Sebelum mendirikan majelis ini, Gus Rochim sempat mendengar ceramah salah seorang ulama besar yakni Habib Zein Bin Smith dari Madinah.. Ketika itu, Habib Zein banyak membahas tentang manfaat membaca salawat secara bersama-sama selama 40 hari saat bulan maulid tiba. Salah satu manfaatnya orang tersebut bisa mendapat nur atau cahaya Nabi Muhammad di akhirat kelak. ”Dan saya tanyakan lagi kepada guru saya di Surabaya, dan beliau mendukung pendirian itu,” imbuh pria kelahiran 14 Maret 1963 itu.
Nah, saat bulan maulid di tahun 2008 tiba itulah, Gus Rochim mendirikan Riyadlul Jannah. Sesuai keinginannya, bahwa majelis ini melakukan keliling selama 40 hari berturut-turut di 40 tempat berbeda di Malang Raya.”Ini sudah tahun keenam, Alhamdulillah diberi kelancaran,” tambah pria lima putra ini.

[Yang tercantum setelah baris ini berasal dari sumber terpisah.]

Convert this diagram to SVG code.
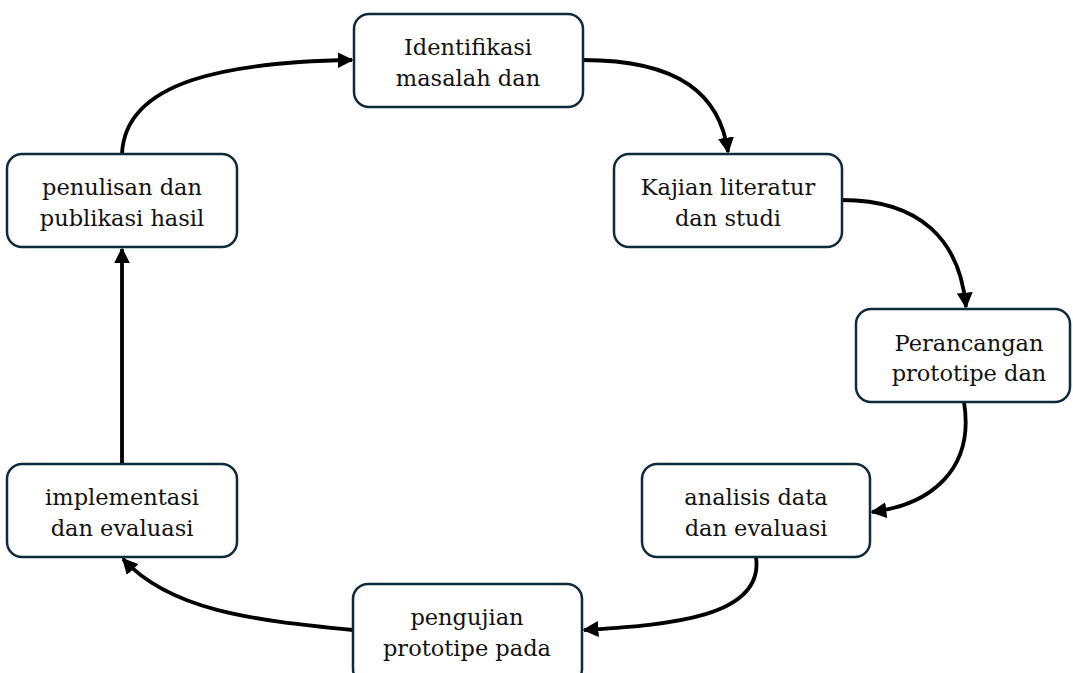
<svg xmlns="http://www.w3.org/2000/svg" width="1073" height="673" viewBox="0 0 1073 673">
<style>
.box{fill:#ffffff;stroke:#0e2a3b;stroke-width:2.5}
.lbl{font-family:"DejaVu Serif","Liberation Serif",serif;font-size:22.5px;fill:#111111;text-anchor:middle}
.con{fill:none;stroke:#000000;stroke-width:3.8}
</style>
<defs>
<marker id="ah" viewBox="0 0 10 10" refX="9" refY="5" markerWidth="4.2" markerHeight="4.2" orient="auto" markerUnits="strokeWidth">
<path d="M0,0 L10,5 L0,10 z" fill="#000000"/>
</marker>
</defs>
<rect width="1073" height="673" fill="#ffffff"/>
<g id="connectors">
<path class="con" marker-end="url(#ah)" d="M583,60 C680,60 720,95 728,152"/>
<path class="con" marker-end="url(#ah)" d="M842,200 C920,200 960,240 966,307"/>
<path class="con" marker-end="url(#ah)" d="M964,402 C975,470 930,505 872,512"/>
<path class="con" marker-end="url(#ah)" d="M756,557 C765,620 660,625 584,630"/>
<path class="con" marker-end="url(#ah)" d="M353,630 C250,620 170,610 123,559"/>
<path class="con" marker-end="url(#ah)" d="M122,464 L122,249"/>
<path class="con" marker-end="url(#ah)" d="M122,154 C125,80 230,62 352,60"/>
</g>
<g id="n1"><rect class="box" x="354" y="14" width="229" height="93" rx="15"/><text class="lbl" x="468" y="55">Identifikasi</text><text class="lbl" x="468" y="86">masalah dan</text></g>
<g id="n2"><rect class="box" x="614" y="154" width="228" height="93" rx="15"/><text class="lbl" x="728" y="195">Kajian literatur</text><text class="lbl" x="728" y="226">dan studi</text></g>
<g id="n3"><rect class="box" x="856" y="309" width="214" height="93" rx="15"/><text class="lbl" x="969" y="351">Perancangan</text><text class="lbl" x="969" y="381">prototipe dan</text></g>
<g id="n4"><rect class="box" x="642" y="464" width="228" height="93" rx="15"/><text class="lbl" x="756" y="505">analisis data</text><text class="lbl" x="756" y="536">dan evaluasi</text></g>
<g id="n5"><rect class="box" x="353" y="584" width="229" height="100" rx="15"/><text class="lbl" x="467" y="625">pengujian</text><text class="lbl" x="467" y="656">prototipe pada</text></g>
<g id="n6"><rect class="box" x="7" y="464" width="230" height="93" rx="15"/><text class="lbl" x="122" y="505">implementasi</text><text class="lbl" x="122" y="536">dan evaluasi</text></g>
<g id="n7"><rect class="box" x="7" y="154" width="230" height="93" rx="15"/><text class="lbl" x="122" y="195">penulisan dan</text><text class="lbl" x="122" y="226">publikasi hasil</text></g>
</svg>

Saat ini, Gus Rochim mengaku sibuk luar biasa. Karena selama 40 hari dirinya harus menghadiri acara Riyadlul Jannah di 40 tempat berbeda setiap malam. Kendati demikian, ia merasa terpuaskan karena bisa membimbing umat muslim.

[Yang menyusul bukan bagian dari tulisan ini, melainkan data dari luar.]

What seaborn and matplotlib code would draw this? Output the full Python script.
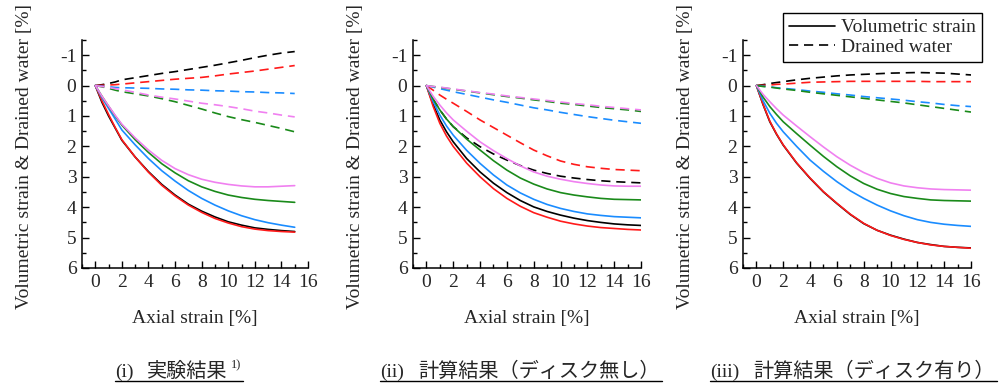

Dan yang membuat ia senang karena sejumlah jamaah merasakan mafaat dari majelis ini. ”Secara batin mereka puas, dan katanya membuat kehidupan berkah, baik dalam keluarga, rezeki dan lain sebagainya,” imbuh pengasuh Pondok Pesantren Riyadul Jannah ini.

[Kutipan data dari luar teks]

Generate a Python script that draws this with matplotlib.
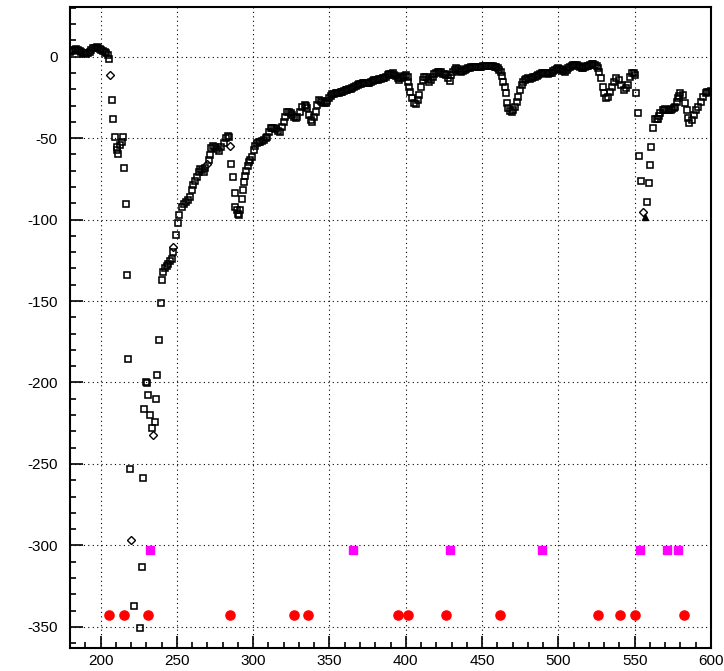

Hal itu tentu saja membuat Kyai Rochim bangga. Lantaran, menurutnya, kebahagian hakiki dalam hidup ini bagaimana jika hidup sudah barokah.
Ditanya berapa jamaah hingga saat ini, Gus Rochim mengaku tidak pernah mendata secara resmi. ”Kurang lebih 15 ribu,” jelasnya.
Untuk memudahkan mengkoordinir belasan jamaah ini, ia membentuk kepengurusan hingga tingkat kecamatan hingga desa.  Untuk tingkat kecamatan pengurusnya disebut dengan korwil (koordinator wilayah). Hingga saat ini sudah beridir 31 korwil yang tersebar di 31 Kecamatan se- Malang Raya.